Anne Aime - Not really, as the relative delay is getting increasingly more important. In the overwhelming majority of cases, digital technologies are entrusted to an existing department, which is a good thing, as such. However, these departments are not always supported by external expert advice, and employees lack training and experience. Their approach is often technical, while the issue is actually to “evangelize and transform the company”. In any case, only 60% of companies report using external service providers, consultants, or agencies with an approach that focuses on the tool, and not on business.

Premium Beauty News – What do you recommend?

Anne Aime - A business approach focused on customer expectations and the company’s global development strategy. Then, the idea is to choose the type of use the management wants to give its tools, so they can serve business according to its specificities (and not to adopt a tool because it is said to be universally used). The website is the main tool, but its design must be devised internally. With the right, adapted method (user experience), a website can be designed on the macro level by any communication, marketing, or sales professional working within the company. Subcontracting this process would provoke risks of ending up with a trendy site in terms of communication, but with little or no business impact.

Designing a website has nothing to do with creativity or trends, it has to do with marketing design techniques, at least as far as business companies are concerned. Although having a sales team with advanced expertise in social networks is a much faster investment in terms of profit, having a website is having a home, for a company. The subsidiaries that are “condemned” by headquarters to have communication and not business websites will temporarily do without the “ideal home” and start by giving this task to the sales department, which is independent. This will help provide first “evidence”, and then transform the website from a communication space to a business tool.

The most conscious companies (21%), often the most experienced, identify efficient tools like social networks or mobile applications and, ultimately, the global approach of digital transformation, the only one that can fully meet today’s competitiveness challenges. Especially on markets that are global by nature, and where the “level” in digital technologies is sometimes higher outside France (the USA, Brazil…).

Interview by Vincent Gallon

© 2015 - Premium Beauty News - www.premiumbeautynews.com
about Anne Aime
Anne Aime

From key accounts of the traditional economy to the pioneers of the French web, Aime Anne knows the different cultural, organizational and economic aspects of businesses struggling with the digital revolution.

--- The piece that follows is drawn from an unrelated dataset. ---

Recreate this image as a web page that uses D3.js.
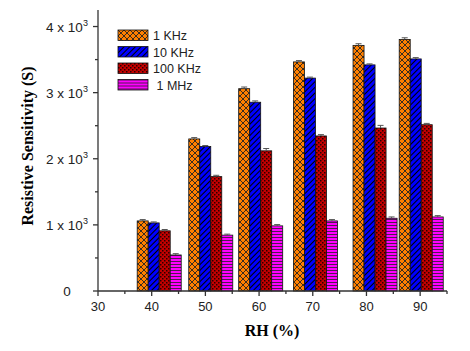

In 1998, she began her career at a French Internet industry pioneer group, (Nomade.fr-Liberty Surf) where she headed the Business Development Department.

In 2001, at a BtoB software editor, she discovered “traditional” economy and implemented change management methods. As of 2006, she implements innovative working methods, based on Users Experience, within the company Nealite - PwC.

In 2010, she created Aime Conseil, a consulting firm specializing in digital marketing, as a competitiveness tool within B2B environments. More than tools themselves, she is convinced that the main challenge of the digital transition is usage value. That’s why she created the DiVA (Digital Value Added) method, to remove cultural impediments, to put visions in line and to ensure digital creates added value.